My current approach is to be liberal with redundancy as I begin a prototype and then gradually replace it with dependencies as my code matures. This approach seems most realistic to me and I have used it to much success.

Ill-formed or too many dependencies seriously constrain speed of development and much worse, they suck the fun and flexibility out of development. "Build tools" that manage dependencies are usually opaque about whats gone wrong. Not fun. Spent too many hours trying to find "which version of this library does this function need?"

Too much redundancy is a bug magnet and I cannot emphasize how much I loathe it. There really is no good answer to 'Why is this function duplicated with one extra parameter ?'

One way to theorize about that experience is to note that the important argument for reuse is that changes only have to be made once to take effect everywhere. The classic change being the bugfix.

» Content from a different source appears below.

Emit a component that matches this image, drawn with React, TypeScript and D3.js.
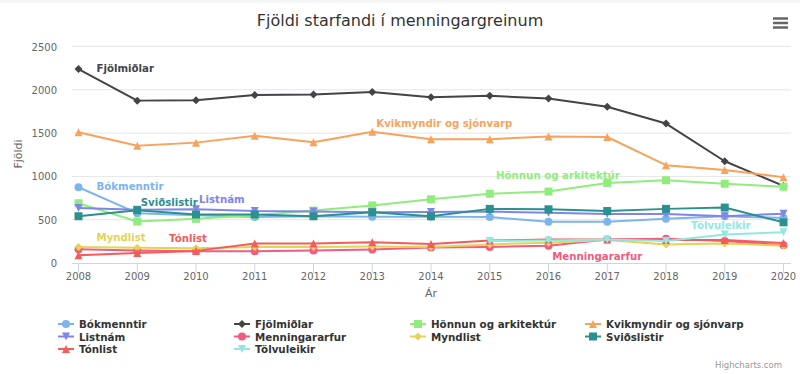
import React from 'react';
import * as d3 from 'd3';

// Values
const years = [2008, 2009, 2010, 2011, 2012, 2013, 2014, 2015, 2016, 2017, 2018, 2019, 2020];
const yTicks = [0, 500, 1000, 1500, 2000, 2500];

const bokmenntir = [875, 575, 550, 530, 540, 535, 535, 530, 475, 475, 510, 540, 520];
const fjolmidlar = [2240, 1875, 1880, 1940, 1945, 1975, 1915, 1930, 1900, 1805, 1610, 1175, 890];
const honnun = [690, 480, 510, 550, 605, 665, 735, 800, 825, 925, 955, 915, 880];
const kvikmyndir = [1510, 1355, 1390, 1470, 1395, 1515, 1430, 1430, 1460, 1455, 1130, 1075, 990];
const listnam = [635, 615, 620, 600, 595, 585, 590, 595, 580, 565, 565, 540, 570];
const menningararfur = [160, 145, 135, 135, 145, 155, 180, 185, 200, 270, 280, 255, 205];
const myndlist = [185, 175, 170, 185, 185, 190, 185, 215, 235, 265, 215, 225, 200];
const svidslistir = [540, 610, 560, 560, 540, 585, 540, 625, 620, 600, 625, 640, 470];
const tonlist = [90, 115, 140, 225, 225, 240, 220, 260, 270, 270, 265, 265, 230];
const tolvuleikir = [null, null, null, null, null, null, null, 255, 260, 270, 255, 330, 355];

type Sym = 'circle' | 'diamond' | 'square' | 'triangle' | 'triangle-down';

const series: { name: string; values: (number | null)[]; color: string; symbol: Sym }[] = [
  { name: 'Bókmenntir', values: bokmenntir, color: '#7cb5ec', symbol: 'circle' },
  { name: 'Fjölmiðlar', values: fjolmidlar, color: '#434348', symbol: 'diamond' },
  { name: 'Hönnun og arkitektúr', values: honnun, color: '#90ed7d', symbol: 'square' },
  { name: 'Kvikmyndir og sjónvarp', values: kvikmyndir, color: '#f7a35c', symbol: 'triangle' },
  { name: 'Listnám', values: listnam, color: '#8085e9', symbol: 'triangle-down' },
  { name: 'Menningararfur', values: menningararfur, color: '#f15c80', symbol: 'circle' },
  { name: 'Myndlist', values: myndlist, color: '#e4d354', symbol: 'diamond' },
  { name: 'Sviðslistir', values: svidslistir, color: '#2b908f', symbol: 'square' },
  { name: 'Tónlist', values: tonlist, color: '#f45b5b', symbol: 'triangle' },
  { name: 'Tölvuleikir', values: tolvuleikir, color: '#91e8e1', symbol: 'triangle-down' },
];

// where each series name label sits: point index, offset, anchor
const labelPlacement: Record<string, [number, number, number, string]> = {
  'Fjölmiðlar': [0, 18, 3, 'start'],
  'Bókmenntir': [0, 18, 3, 'start'],
  'Myndlist': [0, 18, -6, 'start'],
  'Sviðslistir': [1, 3.5, -4, 'start'],
  'Listnám': [2, 3, -6, 'start'],
  'Tónlist': [2, -8, -9, 'middle'],
  'Kvikmyndir og sjónvarp': [5, 4, -4.5, 'start'],
  'Hönnun og arkitektúr': [8, 9.5, -13, 'middle'],
  'Menningararfur': [9, -10, 20, 'middle'],
  'Tölvuleikir': [11, -4, -5, 'middle'],
};

const W = 800;
const H = 374;
const font = '"DejaVu Sans", sans-serif';

const x = d3.scaleLinear().domain([2008, 2020]).range([78.5, 783.5]);
const y = d3.scaleLinear().domain([0, 2500]).range([263, 46.5]);

function marker(sym: Sym, cx: number, cy: number, r = 4) {
  const p = d3.path();
  if (sym === 'circle') {
    p.arc(cx, cy, r, 0, Math.PI * 2);
  } else if (sym === 'square') {
    p.rect(cx - r, cy - r, 2 * r, 2 * r);
  } else if (sym === 'diamond') {
    p.moveTo(cx, cy - r); p.lineTo(cx + r, cy); p.lineTo(cx, cy + r); p.lineTo(cx - r, cy); p.closePath();
  } else if (sym === 'triangle') {
    p.moveTo(cx, cy - r); p.lineTo(cx + r, cy + r); p.lineTo(cx - r, cy + r); p.closePath();
  } else {
    p.moveTo(cx - r, cy - r); p.lineTo(cx + r, cy - r); p.lineTo(cx, cy + r); p.closePath();
  }
  return p.toString();
}

const line = d3.line<[number, number | null]>()
  .defined(d => d[1] !== null)
  .x(d => x(d[0]))
  .y(d => y(d[1] as number));

export default function App() {
  const legendCols = [58, 234, 410, 585];
  const legendRows = [324, 336.5, 349];

  return (
    <div style={{ position: 'absolute', left: 0, top: 0 }}>
      <svg width={W} height={H} style={{ display: 'block', fontFamily: font }}>
        <rect x={0} y={0} width={W} height={H} fill="#ffffff" />
        <rect x={0} y={0} width={W} height={2.5} fill="#f4f6f8" />

        {/* title */}
        <text x={400} y={26} textAnchor="middle" fontSize={16} fill="#333333">
          Fjöldi starfandi í menningargreinum
        </text>

        {/* menu icon */}
        {[18.5, 23, 27.5].map(yy => (
          <line key={yy} x1={773} x2={788} y1={yy} y2={yy} stroke="#666666" strokeWidth={2.5} />
        ))}

        {/* grid */}
        {yTicks.map(t => (
          <g key={t}>
            {t > 0 && <line x1={72} x2={791} y1={y(t)} y2={y(t)} stroke="#e6e6e6" strokeWidth={1} />}
            <text x={57} y={y(t) + 4} textAnchor="end" fontSize={10} fill="#666666">{t}</text>
          </g>
        ))}
        <line x1={72} x2={791} y1={263.5} y2={263.5} stroke="#ccd6eb" strokeWidth={1} />
        {years.map(yr => (
          <g key={yr}>
            <line x1={x(yr)} x2={x(yr)} y1={263.5} y2={273} stroke="#ccd6eb" strokeWidth={1} />
            <text x={x(yr)} y={280} textAnchor="middle" fontSize={10} fill="#666666">{yr}</text>
          </g>
        ))}

        {/* axis titles */}
        <text transform="translate(22,154) rotate(-90)" textAnchor="middle" fontSize={11} fill="#666666">Fjöldi</text>
        <text x={431} y={297} textAnchor="middle" fontSize={11} fill="#666666">Ár</text>

        {/* series */}
        {series.map(s => {
          const pts = years.map((yr, i) => [yr, s.values[i]] as [number, number | null]);
          return (
            <g key={s.name}>
              <path d={line(pts) || ''} fill="none" stroke={s.color} strokeWidth={2} strokeLinejoin="round" strokeLinecap="round" />
              {pts.filter(p => p[1] !== null).map(p => (
                <path key={p[0]} d={marker(s.symbol, x(p[0]), y(p[1] as number))} fill={s.color} />
              ))}
            </g>
          );
        })}

        {/* series name labels */}
        {series.map(s => {
          const [idx, dx, dy, anchor] = labelPlacement[s.name];
          const v = s.values[idx] as number;
          return (
            <text key={s.name} x={x(years[idx]) + dx} y={y(v) + dy} textAnchor={anchor}
              fontSize={10.2} fontWeight="bold" fill={s.color}>
              {s.name}
            </text>
          );
        })}

        {/* legend */}
        {series.map((s, i) => {
          const lx = legendCols[i % 4];
          const ly = legendRows[Math.floor(i / 4)];
          return (
            <g key={s.name}>
              <line x1={lx} x2={lx + 16} y1={ly} y2={ly} stroke={s.color} strokeWidth={2} />
              <path d={marker(s.symbol, lx + 8, ly)} fill={s.color} />
              <text x={lx + 21} y={ly + 4} fontSize={10.3} fontWeight="bold" fill="#333333">{s.name}</text>
            </g>
          );
        })}

        <text x={782} y={368} textAnchor="end" fontSize={8.5} fill="#999999">Highcharts.com</text>
      </svg>
    </div>
  );
}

But the buried assumption there is that you actually want the change to happen everywhere. A hard thing to decide without hindsight.

I like this. Perhaps the heuristic for refactoring redundancy should be not how many times you've written the code, but how many times you've made the same fix in multiple places.
Default behaviors with custom overrides are the way I've always dealt with such "redundancy". In the end, tracing down the default behavior with it's own default behaviors often causes me to pull them out as simple pojos. I think there is no silver bullet, but that redundancy has a usability X factor that often goes unaccounted for, in the abstract.
It would be nice to fork a class and use it in your project customized to your needs. The forks need never be re-integrated upstream, but that they are forked is documented and the possibility for reuse and generalization is at least a bit more likely.
Indeed. But the political problem is that you can only make this argument retrospectively. When you say this is how it will turn out, you’re advocating for redundancy and everyone learned in Comp Sci 101 or Smashing Magazine or whatever that redundancy is bad. It takes longer to understand why dependencies are bad, in fact, worse as TFA says.